-- Begin --

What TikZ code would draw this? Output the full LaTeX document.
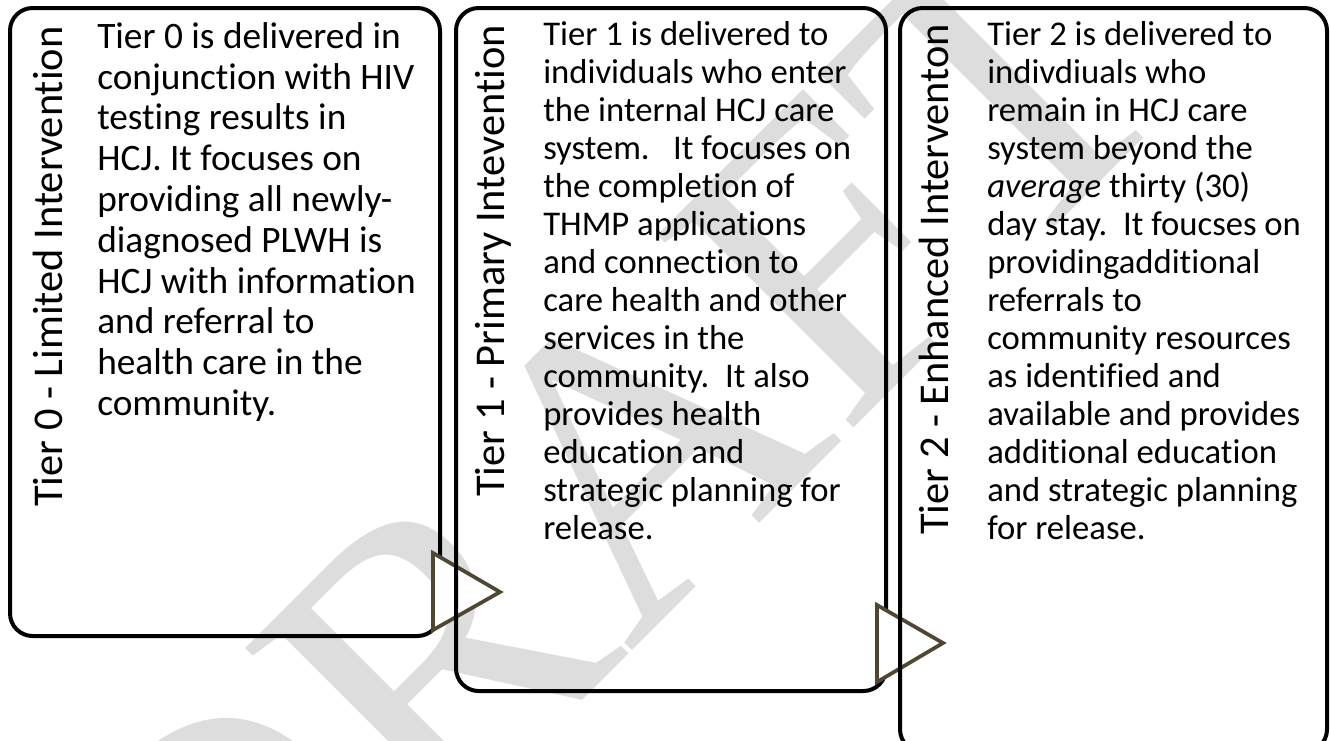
\documentclass[tikz,border=0pt]{standalone}
\usepackage{fontspec}
\setmainfont{Carlito}[Ligatures={NoCommon,NoContextual}]
\newfontfamily\wmfont{Liberation Serif}
\definecolor{wmgray}{RGB}{221,221,221}
\definecolor{tricol}{RGB}{79,71,50}
\begin{document}
\begin{tikzpicture}[x=0.75pt,y=-0.75pt,
  tierbox/.style={draw=black, line width=3pt, rounded corners=17pt, outer sep=0pt, inner sep=0pt, anchor=north west},
  arrowtri/.style={draw=tricol, fill=white, line width=2.8pt},
  tierlabel/.style={rotate=90, anchor=base west, inner sep=0pt, font=\fontsize{31.8}{36}\selectfont},
  bodybig/.style={anchor=north west, align=left, inner sep=0pt, font=\fontsize{28}{30.6}\selectfont},
  bodysmall/.style={anchor=north west, align=left, inner sep=0pt, font=\fontsize{26}{28.5}\selectfont},
  wmtext/.style={rotate=45, inner sep=0pt, text=wmgray, font=\wmfont\fontsize{315}{315}\selectfont}]
\useasboundingbox (0,0) rectangle (1330,740);
\clip (0,0) rectangle (1330,740);
\node[wmtext] (wm) at (606,481) {DRAFT};
% box 1
\node[tierbox, minimum width=322.5pt, minimum height=471pt] (b1) at (10,8) {};
\draw[arrowtri] (433,553) -- (500,592) -- (433,630) -- cycle;
% box 2
\node[tierbox, minimum width=322.5pt, minimum height=512.25pt] (b2) at (456,8) {};
\draw[arrowtri] (877,605) -- (943,643) -- (877,682) -- cycle;
% box 3
\node[tierbox, minimum width=320.25pt, minimum height=558pt] (b3) at (900,8) {};
% labels
\node[tierlabel] (l1) at (62,507) {Tier 0 - Limited Intervention};
\node[tierlabel] (l2) at (504,497) {Tier 1 - Primary Intevention};
\node[tierlabel] (l3) at (948,535) {Tier 2 - Enhanced Interventon};
% body texts
\node[bodybig] (t1) at (97,10.7) {\rule{0pt}{1em}Tier 0 is delivered in\\
conjunction with HIV\\
testing results in\\
HCJ. It focuses on\\
providing all newly-\\
diagnosed PLWH is\\
HCJ with information\\
and referral to\\
health care in the\\
community.};
\node[bodysmall] (t2) at (543,10.3) {\rule{0pt}{1em}Tier 1 is delivered to\\
individuals who enter\\
the internal HCJ care\\
system.\ \ \ It focuses on\\
the completion of\\
THMP applications\\
and connection to\\
care health and other\\
services in the\\
community.\ \ It also\\
provides health\\
education and\\
strategic planning for\\
release.};
\node[bodysmall] (t3) at (987,10.3) {\rule{0pt}{1em}Tier 2 is delivered to\\
indivdiuals who\\
remain in HCJ care\\
system beyond the\\
\textit{average} thirty (30)\\
day stay.\ \ It foucses on\\
providingadditional\\
referrals to\\
community resources\\
as identified and\\
available and provides\\
additional education\\
and strategic planning\\
for release.};
\end{tikzpicture}
\end{document}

-- End --

Direction
Word for word, quote the full listing, omitting every picture.

Finished answer
What TikZ code would draw this? Output the full LaTeX document.
\documentclass[tikz,border=0pt]{standalone}
\usepackage{fontspec}
\setmainfont{Carlito}[Ligatures={NoCommon,NoContextual}]
\newfontfamily\wmfont{Liberation Serif}
\definecolor{wmgray}{RGB}{221,221,221}
\definecolor{tricol}{RGB}{79,71,50}
\begin{document}
\begin{tikzpicture}[x=0.75pt,y=-0.75pt,
  tierbox/.style={draw=black, line width=3pt, rounded corners=17pt, outer sep=0pt, inner sep=0pt, anchor=north west},
  arrowtri/.style={draw=tricol, fill=white, line width=2.8pt},
  tierlabel/.style={rotate=90, anchor=base west, inner sep=0pt, font=\fontsize{31.8}{36}\selectfont},
  bodybig/.style={anchor=north west, align=left, inner sep=0pt, font=\fontsize{28}{30.6}\selectfont},
  bodysmall/.style={anchor=north west, align=left, inner sep=0pt, font=\fontsize{26}{28.5}\selectfont},
  wmtext/.style={rotate=45, inner sep=0pt, text=wmgray, font=\wmfont\fontsize{315}{315}\selectfont}]
\useasboundingbox (0,0) rectangle (1330,740);
\clip (0,0) rectangle (1330,740);
\node[wmtext] (wm) at (606,481) {DRAFT};
% box 1
\node[tierbox, minimum width=322.5pt, minimum height=471pt] (b1) at (10,8) {};
\draw[arrowtri] (433,553) -- (500,592) -- (433,630) -- cycle;
% box 2
\node[tierbox, minimum width=322.5pt, minimum height=512.25pt] (b2) at (456,8) {};
\draw[arrowtri] (877,605) -- (943,643) -- (877,682) -- cycle;
% box 3
\node[tierbox, minimum width=320.25pt, minimum height=558pt] (b3) at (900,8) {};
% labels
\node[tierlabel] (l1) at (62,507) {Tier 0 - Limited Intervention};
\node[tierlabel] (l2) at (504,497) {Tier 1 - Primary Intevention};
\node[tierlabel] (l3) at (948,535) {Tier 2 - Enhanced Interventon};
% body texts
\node[bodybig] (t1) at (97,10.7) {\rule{0pt}{1em}Tier 0 is delivered in\\
conjunction with HIV\\
testing results in\\
HCJ. It focuses on\\
providing all newly-\\
diagnosed PLWH is\\
HCJ with information\\
and referral to\\
health care in the\\
community.};
\node[bodysmall] (t2) at (543,10.3) {\rule{0pt}{1em}Tier 1 is delivered to\\
individuals who enter\\
the internal HCJ care\\
system.\ \ \ It focuses on\\
the completion of\\
THMP applications\\
and connection to\\
care health and other\\
services in the\\
community.\ \ It also\\
provides health\\
education and\\
strategic planning for\\
release.};
\node[bodysmall] (t3) at (987,10.3) {\rule{0pt}{1em}Tier 2 is delivered to\\
indivdiuals who\\
remain in HCJ care\\
system beyond the\\
\textit{average} thirty (30)\\
day stay.\ \ It foucses on\\
providingadditional\\
referrals to\\
community resources\\
as identified and\\
available and provides\\
additional education\\
and strategic planning\\
for release.};
\end{tikzpicture}
\end{document}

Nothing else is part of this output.